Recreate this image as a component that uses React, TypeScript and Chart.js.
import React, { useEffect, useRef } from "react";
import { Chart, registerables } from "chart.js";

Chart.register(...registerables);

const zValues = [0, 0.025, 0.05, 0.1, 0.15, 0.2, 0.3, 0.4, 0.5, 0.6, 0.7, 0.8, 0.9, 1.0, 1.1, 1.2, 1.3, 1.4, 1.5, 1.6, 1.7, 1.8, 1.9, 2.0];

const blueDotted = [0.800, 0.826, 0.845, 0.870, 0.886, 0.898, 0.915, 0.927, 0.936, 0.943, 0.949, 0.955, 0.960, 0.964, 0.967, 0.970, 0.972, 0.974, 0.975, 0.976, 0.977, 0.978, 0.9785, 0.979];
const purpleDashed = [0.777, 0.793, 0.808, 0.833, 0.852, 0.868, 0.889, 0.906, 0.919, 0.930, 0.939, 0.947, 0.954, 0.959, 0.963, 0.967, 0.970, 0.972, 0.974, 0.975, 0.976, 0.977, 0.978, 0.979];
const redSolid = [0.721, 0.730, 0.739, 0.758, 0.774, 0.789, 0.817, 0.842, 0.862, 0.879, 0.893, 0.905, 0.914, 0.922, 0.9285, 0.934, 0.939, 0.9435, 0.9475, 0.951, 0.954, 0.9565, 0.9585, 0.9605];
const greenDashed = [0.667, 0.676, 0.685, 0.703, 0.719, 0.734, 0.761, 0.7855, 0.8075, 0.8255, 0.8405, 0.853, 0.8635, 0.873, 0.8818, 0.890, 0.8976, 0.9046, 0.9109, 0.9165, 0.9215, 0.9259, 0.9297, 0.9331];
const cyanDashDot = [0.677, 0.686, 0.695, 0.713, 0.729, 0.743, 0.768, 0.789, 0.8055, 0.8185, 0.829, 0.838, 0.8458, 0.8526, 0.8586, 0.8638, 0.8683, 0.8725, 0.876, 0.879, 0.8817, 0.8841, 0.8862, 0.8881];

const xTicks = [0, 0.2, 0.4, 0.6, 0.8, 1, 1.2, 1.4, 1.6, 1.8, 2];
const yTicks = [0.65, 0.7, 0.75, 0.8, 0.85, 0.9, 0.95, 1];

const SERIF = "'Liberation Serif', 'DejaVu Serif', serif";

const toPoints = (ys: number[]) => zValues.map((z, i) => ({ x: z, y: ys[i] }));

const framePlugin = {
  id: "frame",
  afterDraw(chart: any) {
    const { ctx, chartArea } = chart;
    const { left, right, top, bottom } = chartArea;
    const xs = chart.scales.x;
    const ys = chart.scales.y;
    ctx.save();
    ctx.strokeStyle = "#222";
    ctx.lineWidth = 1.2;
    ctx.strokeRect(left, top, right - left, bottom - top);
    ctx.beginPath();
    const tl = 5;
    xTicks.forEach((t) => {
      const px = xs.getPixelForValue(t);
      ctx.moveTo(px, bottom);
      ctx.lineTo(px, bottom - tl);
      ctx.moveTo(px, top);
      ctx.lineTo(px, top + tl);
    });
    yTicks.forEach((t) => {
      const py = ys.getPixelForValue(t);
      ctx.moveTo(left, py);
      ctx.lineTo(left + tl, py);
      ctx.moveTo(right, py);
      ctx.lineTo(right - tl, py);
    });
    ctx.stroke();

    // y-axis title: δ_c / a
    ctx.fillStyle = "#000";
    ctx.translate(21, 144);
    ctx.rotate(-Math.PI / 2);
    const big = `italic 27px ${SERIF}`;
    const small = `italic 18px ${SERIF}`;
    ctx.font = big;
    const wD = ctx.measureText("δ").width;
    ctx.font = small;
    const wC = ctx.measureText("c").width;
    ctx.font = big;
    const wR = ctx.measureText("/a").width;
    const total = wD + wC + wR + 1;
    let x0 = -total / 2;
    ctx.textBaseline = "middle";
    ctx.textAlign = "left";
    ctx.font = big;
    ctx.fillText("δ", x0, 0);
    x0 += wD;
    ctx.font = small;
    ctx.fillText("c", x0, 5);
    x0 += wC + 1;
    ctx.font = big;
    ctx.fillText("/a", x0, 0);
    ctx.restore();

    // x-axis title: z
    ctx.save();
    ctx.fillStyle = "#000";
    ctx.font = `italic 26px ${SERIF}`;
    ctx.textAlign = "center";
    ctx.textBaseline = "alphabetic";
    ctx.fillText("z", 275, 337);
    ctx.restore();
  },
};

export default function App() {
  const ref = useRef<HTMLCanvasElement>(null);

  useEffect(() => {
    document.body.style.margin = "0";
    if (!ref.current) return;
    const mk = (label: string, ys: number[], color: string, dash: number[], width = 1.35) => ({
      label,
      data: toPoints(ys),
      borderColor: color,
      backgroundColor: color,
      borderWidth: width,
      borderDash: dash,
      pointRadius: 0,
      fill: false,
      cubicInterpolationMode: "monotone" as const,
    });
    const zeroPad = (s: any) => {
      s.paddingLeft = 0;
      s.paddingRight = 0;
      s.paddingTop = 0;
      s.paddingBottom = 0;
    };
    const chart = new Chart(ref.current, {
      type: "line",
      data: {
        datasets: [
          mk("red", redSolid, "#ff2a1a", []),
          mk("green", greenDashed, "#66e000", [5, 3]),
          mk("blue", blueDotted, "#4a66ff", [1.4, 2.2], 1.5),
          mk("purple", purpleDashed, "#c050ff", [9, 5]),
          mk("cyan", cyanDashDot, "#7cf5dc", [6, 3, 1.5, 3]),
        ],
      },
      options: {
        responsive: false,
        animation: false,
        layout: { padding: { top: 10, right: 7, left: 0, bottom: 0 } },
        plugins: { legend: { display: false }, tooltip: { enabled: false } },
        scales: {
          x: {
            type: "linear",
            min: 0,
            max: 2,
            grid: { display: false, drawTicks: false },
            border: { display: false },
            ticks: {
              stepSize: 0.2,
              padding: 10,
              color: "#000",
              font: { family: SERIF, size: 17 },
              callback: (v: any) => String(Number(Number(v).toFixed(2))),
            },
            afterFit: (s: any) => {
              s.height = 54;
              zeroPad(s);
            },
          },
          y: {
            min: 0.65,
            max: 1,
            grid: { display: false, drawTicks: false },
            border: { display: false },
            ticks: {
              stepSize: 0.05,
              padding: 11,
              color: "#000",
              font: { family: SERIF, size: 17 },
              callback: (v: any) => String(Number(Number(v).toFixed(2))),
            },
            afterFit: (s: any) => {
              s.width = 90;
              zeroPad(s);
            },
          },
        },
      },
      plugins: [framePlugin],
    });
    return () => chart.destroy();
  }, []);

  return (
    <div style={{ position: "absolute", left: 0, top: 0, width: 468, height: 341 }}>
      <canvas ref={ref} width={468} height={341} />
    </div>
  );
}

•••••

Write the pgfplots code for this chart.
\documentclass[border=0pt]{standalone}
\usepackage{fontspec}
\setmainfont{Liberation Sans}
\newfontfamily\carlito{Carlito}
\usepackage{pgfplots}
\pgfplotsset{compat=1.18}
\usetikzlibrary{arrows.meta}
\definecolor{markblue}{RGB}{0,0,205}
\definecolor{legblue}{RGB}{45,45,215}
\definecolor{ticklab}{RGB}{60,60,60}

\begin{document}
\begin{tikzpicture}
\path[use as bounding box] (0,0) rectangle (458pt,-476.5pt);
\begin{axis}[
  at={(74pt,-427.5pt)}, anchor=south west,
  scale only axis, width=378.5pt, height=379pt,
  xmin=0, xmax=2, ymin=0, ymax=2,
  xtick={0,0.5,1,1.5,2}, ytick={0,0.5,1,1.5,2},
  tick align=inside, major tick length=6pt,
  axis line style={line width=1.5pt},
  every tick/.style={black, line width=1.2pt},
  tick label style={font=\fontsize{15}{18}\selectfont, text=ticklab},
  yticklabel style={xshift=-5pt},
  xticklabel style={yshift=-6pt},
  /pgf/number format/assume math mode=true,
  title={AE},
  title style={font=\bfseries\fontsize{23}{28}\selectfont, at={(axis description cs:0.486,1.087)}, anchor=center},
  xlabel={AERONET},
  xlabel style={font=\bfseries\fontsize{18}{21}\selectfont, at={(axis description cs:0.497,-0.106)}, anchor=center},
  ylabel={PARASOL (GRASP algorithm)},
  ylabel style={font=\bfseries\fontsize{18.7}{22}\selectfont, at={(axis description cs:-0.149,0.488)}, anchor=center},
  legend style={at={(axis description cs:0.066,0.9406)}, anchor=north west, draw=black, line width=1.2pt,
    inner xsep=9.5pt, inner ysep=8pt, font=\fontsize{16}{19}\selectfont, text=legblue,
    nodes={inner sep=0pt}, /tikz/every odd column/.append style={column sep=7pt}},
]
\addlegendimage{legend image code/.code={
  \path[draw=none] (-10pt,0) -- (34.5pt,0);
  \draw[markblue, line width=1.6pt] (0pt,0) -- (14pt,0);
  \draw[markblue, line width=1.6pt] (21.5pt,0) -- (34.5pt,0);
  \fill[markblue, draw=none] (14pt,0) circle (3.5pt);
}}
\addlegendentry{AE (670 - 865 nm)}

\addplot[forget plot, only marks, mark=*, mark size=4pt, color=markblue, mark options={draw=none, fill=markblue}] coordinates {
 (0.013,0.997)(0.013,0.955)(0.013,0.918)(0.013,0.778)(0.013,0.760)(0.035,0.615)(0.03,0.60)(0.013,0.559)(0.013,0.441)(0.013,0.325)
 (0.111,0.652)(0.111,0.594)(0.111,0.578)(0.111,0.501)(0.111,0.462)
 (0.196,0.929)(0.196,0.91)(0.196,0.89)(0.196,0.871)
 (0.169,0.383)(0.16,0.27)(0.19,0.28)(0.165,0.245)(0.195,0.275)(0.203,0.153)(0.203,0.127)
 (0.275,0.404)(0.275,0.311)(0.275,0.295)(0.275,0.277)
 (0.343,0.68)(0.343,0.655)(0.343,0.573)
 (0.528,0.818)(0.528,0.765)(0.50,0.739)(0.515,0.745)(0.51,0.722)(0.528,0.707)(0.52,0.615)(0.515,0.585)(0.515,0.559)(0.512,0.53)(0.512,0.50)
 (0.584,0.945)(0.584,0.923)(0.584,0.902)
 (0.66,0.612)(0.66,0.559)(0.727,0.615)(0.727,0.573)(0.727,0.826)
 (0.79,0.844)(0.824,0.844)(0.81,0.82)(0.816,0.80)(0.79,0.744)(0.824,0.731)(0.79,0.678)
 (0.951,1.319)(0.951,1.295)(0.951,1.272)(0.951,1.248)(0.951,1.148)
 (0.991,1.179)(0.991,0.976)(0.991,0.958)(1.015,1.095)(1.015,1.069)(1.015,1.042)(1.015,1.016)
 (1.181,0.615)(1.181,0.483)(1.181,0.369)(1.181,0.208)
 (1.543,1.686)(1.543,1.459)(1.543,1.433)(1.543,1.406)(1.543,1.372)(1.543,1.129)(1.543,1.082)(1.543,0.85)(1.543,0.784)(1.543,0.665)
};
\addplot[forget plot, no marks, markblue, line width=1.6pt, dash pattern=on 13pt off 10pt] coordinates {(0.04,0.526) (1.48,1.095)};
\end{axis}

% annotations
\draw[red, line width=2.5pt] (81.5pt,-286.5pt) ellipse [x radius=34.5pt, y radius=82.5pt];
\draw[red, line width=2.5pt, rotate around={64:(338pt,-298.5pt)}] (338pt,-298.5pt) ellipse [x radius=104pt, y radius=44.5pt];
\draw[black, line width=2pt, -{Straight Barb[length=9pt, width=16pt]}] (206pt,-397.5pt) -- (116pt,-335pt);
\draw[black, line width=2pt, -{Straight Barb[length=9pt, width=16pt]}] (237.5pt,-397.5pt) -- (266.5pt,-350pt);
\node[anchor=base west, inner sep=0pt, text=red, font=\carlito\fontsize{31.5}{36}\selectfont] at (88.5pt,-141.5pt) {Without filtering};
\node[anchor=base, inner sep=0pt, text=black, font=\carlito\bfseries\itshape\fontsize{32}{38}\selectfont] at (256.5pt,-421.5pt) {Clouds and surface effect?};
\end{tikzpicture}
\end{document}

•••••

-- WHAT TO PRODUCE --
Provide an exact reproduction of only those lines that start at the line containing "Recreate this image" and end at the line containing "const toPoints = (ys: number[])", inclusive.

-- WORKED ANSWER --
Recreate this image as a component that uses React, TypeScript and Chart.js.
import React, { useEffect, useRef } from "react";
import { Chart, registerables } from "chart.js";

Chart.register(...registerables);

const zValues = [0, 0.025, 0.05, 0.1, 0.15, 0.2, 0.3, 0.4, 0.5, 0.6, 0.7, 0.8, 0.9, 1.0, 1.1, 1.2, 1.3, 1.4, 1.5, 1.6, 1.7, 1.8, 1.9, 2.0];

const blueDotted = [0.800, 0.826, 0.845, 0.870, 0.886, 0.898, 0.915, 0.927, 0.936, 0.943, 0.949, 0.955, 0.960, 0.964, 0.967, 0.970, 0.972, 0.974, 0.975, 0.976, 0.977, 0.978, 0.9785, 0.979];
const purpleDashed = [0.777, 0.793, 0.808, 0.833, 0.852, 0.868, 0.889, 0.906, 0.919, 0.930, 0.939, 0.947, 0.954, 0.959, 0.963, 0.967, 0.970, 0.972, 0.974, 0.975, 0.976, 0.977, 0.978, 0.979];
const redSolid = [0.721, 0.730, 0.739, 0.758, 0.774, 0.789, 0.817, 0.842, 0.862, 0.879, 0.893, 0.905, 0.914, 0.922, 0.9285, 0.934, 0.939, 0.9435, 0.9475, 0.951, 0.954, 0.9565, 0.9585, 0.9605];
const greenDashed = [0.667, 0.676, 0.685, 0.703, 0.719, 0.734, 0.761, 0.7855, 0.8075, 0.8255, 0.8405, 0.853, 0.8635, 0.873, 0.8818, 0.890, 0.8976, 0.9046, 0.9109, 0.9165, 0.9215, 0.9259, 0.9297, 0.9331];
const cyanDashDot = [0.677, 0.686, 0.695, 0.713, 0.729, 0.743, 0.768, 0.789, 0.8055, 0.8185, 0.829, 0.838, 0.8458, 0.8526, 0.8586, 0.8638, 0.8683, 0.8725, 0.876, 0.879, 0.8817, 0.8841, 0.8862, 0.8881];

const xTicks = [0, 0.2, 0.4, 0.6, 0.8, 1, 1.2, 1.4, 1.6, 1.8, 2];
const yTicks = [0.65, 0.7, 0.75, 0.8, 0.85, 0.9, 0.95, 1];

const SERIF = "'Liberation Serif', 'DejaVu Serif', serif";

const toPoints = (ys: number[]) => zValues.map((z, i) => ({ x: z, y: ys[i] }));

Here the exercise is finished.